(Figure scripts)
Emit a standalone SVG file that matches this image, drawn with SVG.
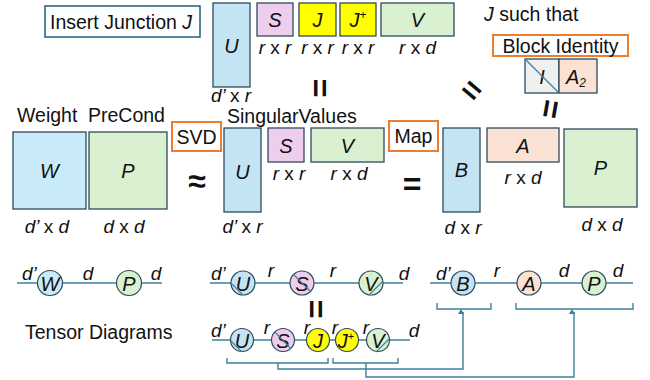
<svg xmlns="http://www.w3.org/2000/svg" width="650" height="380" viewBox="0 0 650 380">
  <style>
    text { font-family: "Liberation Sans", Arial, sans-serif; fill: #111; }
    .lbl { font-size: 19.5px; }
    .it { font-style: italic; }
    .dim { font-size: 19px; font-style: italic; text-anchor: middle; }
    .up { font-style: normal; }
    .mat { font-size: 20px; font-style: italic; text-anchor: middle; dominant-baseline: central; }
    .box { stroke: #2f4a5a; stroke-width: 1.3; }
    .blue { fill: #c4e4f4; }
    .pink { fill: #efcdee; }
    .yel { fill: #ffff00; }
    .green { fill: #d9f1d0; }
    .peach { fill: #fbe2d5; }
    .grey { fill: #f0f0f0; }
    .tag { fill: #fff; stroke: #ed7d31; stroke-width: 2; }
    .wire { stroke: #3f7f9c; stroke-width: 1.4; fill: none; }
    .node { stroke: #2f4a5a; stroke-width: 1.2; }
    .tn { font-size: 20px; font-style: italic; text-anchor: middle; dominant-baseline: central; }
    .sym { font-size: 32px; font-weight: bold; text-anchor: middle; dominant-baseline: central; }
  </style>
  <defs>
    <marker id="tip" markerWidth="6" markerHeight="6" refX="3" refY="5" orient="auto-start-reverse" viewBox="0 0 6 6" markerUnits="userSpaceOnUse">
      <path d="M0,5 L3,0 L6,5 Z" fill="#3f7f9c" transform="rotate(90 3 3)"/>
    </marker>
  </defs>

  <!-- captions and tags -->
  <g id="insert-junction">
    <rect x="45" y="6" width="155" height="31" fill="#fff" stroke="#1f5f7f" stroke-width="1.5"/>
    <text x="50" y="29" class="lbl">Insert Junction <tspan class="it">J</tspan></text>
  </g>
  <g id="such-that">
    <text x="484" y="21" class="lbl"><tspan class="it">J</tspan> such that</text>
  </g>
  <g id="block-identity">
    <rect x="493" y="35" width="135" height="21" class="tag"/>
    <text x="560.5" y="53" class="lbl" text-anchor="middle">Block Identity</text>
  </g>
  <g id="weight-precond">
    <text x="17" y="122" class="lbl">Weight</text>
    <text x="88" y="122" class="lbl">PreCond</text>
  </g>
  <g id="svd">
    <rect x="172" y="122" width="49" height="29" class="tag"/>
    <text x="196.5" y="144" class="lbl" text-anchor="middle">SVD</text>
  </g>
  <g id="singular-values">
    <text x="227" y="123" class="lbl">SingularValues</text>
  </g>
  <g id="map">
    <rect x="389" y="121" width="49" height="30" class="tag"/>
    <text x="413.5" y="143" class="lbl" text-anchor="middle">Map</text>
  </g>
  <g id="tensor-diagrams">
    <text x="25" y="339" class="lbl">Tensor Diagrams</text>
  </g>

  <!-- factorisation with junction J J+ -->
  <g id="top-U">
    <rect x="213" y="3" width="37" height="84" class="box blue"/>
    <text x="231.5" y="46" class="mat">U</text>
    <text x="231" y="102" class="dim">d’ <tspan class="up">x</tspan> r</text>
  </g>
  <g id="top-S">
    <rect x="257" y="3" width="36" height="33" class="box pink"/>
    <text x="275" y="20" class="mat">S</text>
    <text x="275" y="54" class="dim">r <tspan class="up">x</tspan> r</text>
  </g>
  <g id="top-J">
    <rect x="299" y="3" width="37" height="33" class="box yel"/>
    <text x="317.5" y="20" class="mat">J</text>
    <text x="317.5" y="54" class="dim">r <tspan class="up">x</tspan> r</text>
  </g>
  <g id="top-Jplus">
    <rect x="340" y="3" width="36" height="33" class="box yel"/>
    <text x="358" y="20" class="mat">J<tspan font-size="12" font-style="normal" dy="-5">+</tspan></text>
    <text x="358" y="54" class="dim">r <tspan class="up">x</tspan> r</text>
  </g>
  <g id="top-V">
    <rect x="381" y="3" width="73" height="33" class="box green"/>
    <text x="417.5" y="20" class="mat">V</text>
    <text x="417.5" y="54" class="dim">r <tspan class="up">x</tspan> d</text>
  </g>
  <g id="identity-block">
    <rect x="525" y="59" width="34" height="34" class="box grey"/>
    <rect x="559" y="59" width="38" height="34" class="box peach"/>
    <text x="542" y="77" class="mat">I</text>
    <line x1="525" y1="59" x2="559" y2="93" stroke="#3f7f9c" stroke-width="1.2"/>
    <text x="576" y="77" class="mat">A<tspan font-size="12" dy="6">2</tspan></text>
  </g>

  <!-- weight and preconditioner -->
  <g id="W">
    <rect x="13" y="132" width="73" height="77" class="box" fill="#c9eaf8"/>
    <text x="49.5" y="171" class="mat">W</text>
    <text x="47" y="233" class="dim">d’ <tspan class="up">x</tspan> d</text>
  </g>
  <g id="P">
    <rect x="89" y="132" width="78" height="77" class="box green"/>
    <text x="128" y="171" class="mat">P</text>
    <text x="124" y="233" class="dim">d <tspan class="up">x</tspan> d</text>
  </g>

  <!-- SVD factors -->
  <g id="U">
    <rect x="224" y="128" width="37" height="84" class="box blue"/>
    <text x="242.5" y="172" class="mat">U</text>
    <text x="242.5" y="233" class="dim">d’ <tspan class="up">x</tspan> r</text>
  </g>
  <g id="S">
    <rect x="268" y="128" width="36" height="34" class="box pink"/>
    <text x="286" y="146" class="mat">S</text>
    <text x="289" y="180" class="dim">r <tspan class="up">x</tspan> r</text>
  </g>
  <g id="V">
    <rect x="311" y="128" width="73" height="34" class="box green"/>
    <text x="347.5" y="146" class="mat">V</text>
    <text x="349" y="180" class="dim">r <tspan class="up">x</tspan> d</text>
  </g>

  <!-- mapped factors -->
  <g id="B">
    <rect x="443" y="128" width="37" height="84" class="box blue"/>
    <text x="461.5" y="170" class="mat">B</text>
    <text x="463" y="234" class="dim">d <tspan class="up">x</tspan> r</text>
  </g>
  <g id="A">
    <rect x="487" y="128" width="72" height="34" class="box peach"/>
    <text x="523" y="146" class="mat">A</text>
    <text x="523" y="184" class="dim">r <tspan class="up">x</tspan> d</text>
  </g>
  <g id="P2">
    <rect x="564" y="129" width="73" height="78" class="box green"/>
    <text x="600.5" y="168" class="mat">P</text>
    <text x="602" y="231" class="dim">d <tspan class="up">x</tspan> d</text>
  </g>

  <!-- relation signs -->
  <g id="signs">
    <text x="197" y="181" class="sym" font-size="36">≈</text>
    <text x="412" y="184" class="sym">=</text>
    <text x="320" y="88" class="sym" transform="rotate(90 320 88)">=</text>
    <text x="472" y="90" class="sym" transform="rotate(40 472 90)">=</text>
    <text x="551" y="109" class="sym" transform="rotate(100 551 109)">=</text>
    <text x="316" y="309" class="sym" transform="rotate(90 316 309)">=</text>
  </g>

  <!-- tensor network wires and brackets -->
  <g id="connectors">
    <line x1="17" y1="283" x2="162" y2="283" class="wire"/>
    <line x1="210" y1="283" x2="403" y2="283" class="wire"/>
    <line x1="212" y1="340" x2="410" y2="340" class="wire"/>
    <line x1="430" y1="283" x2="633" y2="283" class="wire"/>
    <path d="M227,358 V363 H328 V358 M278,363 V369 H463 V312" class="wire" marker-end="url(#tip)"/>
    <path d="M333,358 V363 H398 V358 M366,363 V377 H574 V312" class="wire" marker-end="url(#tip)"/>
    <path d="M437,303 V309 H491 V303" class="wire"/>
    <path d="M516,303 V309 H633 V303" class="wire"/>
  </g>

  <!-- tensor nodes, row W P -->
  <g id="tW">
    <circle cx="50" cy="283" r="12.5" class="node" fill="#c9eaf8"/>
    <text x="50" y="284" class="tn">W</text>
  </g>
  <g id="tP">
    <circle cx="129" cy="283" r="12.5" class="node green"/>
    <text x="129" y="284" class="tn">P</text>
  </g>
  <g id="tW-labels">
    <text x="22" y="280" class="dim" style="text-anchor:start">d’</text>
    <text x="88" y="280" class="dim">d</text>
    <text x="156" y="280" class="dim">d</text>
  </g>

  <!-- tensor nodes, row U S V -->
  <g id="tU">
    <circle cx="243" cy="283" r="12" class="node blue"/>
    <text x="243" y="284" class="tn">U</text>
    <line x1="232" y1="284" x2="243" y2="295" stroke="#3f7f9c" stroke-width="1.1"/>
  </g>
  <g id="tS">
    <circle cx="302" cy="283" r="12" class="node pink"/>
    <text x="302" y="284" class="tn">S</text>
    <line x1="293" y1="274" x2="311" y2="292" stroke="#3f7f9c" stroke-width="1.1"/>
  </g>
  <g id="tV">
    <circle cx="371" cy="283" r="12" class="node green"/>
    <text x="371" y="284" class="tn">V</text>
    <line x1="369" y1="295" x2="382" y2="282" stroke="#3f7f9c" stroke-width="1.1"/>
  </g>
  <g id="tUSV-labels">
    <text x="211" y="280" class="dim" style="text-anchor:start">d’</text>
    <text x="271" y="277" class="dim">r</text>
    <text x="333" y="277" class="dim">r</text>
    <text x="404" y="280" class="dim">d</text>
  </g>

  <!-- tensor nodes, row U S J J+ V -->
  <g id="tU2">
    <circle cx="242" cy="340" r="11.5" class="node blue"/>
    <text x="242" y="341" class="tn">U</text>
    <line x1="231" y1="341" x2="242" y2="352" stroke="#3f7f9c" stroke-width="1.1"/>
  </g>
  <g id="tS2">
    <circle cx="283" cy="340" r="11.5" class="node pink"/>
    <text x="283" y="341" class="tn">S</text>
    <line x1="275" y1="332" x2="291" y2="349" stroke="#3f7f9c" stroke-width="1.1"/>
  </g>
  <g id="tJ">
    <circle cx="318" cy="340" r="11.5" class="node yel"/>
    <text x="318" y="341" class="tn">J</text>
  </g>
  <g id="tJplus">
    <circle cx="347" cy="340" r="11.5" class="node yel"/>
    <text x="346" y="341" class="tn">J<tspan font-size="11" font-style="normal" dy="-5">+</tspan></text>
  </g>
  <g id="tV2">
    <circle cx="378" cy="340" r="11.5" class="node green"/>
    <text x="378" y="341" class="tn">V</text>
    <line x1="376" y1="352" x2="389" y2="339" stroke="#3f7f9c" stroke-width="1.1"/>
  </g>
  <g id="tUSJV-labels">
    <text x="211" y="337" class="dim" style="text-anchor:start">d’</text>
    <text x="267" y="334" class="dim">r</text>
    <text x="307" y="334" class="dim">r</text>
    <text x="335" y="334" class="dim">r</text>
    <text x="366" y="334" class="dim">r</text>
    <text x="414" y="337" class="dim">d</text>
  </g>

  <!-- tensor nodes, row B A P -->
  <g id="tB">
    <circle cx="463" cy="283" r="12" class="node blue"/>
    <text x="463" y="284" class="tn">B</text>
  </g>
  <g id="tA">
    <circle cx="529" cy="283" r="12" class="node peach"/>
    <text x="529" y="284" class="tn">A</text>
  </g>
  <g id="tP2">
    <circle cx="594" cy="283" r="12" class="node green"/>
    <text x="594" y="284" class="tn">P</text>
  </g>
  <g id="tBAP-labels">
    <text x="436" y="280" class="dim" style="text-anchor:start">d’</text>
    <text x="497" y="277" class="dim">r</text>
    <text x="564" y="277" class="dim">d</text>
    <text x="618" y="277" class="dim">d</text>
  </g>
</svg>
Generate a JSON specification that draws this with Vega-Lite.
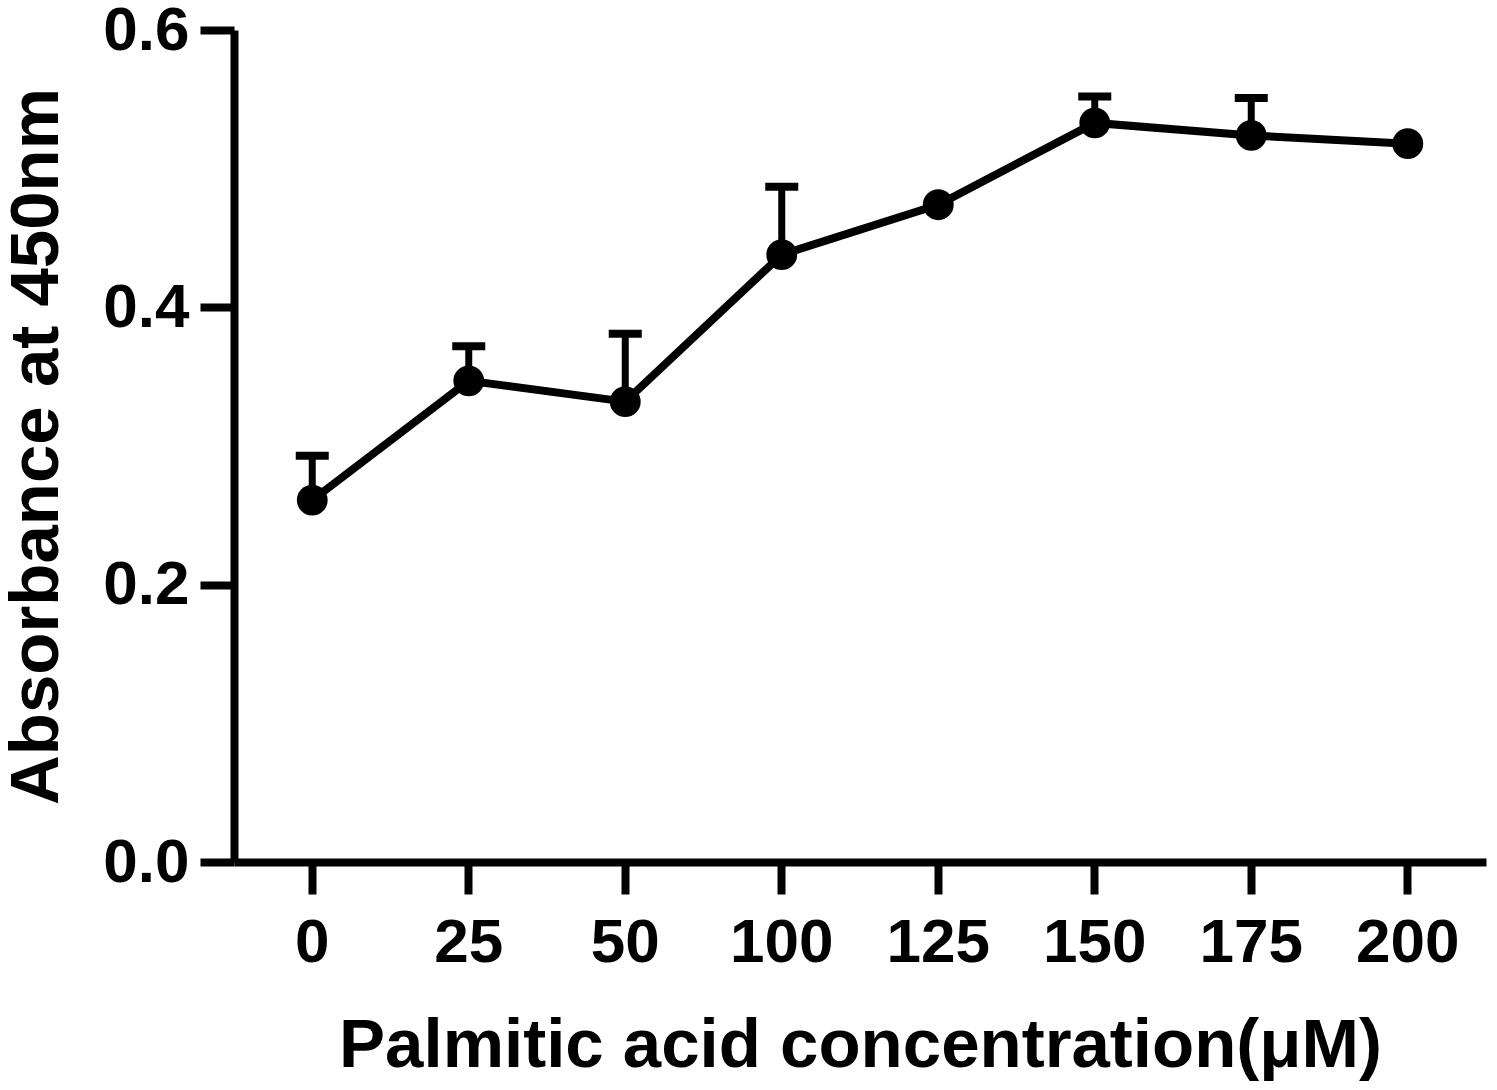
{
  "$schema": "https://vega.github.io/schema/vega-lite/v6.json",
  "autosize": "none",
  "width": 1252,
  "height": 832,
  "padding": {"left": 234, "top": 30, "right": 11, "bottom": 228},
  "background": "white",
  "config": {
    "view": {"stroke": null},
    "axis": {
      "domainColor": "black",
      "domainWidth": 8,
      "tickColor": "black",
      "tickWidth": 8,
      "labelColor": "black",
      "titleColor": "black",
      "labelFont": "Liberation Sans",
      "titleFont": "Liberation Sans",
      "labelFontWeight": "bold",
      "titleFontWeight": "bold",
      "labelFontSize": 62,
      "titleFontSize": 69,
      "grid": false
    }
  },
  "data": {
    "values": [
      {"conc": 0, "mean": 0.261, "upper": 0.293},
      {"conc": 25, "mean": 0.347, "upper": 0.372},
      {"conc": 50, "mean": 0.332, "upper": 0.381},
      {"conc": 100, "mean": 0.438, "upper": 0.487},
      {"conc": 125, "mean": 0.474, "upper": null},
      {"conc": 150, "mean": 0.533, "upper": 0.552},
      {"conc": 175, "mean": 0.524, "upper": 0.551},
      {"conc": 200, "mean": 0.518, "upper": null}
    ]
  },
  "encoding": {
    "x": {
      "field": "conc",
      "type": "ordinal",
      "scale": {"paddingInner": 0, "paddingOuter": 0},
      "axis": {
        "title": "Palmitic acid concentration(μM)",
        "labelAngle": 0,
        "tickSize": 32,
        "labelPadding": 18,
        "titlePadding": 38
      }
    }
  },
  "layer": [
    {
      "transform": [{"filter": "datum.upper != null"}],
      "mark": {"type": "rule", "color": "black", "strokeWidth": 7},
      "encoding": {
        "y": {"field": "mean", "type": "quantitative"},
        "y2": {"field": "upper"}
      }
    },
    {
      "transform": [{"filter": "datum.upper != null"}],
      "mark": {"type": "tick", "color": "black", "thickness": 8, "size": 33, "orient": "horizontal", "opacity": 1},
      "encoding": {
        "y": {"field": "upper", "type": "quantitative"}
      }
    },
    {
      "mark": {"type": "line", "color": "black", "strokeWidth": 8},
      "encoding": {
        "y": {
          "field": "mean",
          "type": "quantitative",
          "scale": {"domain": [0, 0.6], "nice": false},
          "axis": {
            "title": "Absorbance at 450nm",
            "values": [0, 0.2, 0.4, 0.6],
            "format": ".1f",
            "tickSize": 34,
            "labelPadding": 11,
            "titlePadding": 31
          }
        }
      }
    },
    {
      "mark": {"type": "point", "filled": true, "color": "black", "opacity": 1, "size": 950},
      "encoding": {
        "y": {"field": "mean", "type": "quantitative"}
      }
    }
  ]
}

*Task requirements*
State how many lines of the material contain the string "this", with no other words.

*Response to the exercise*
2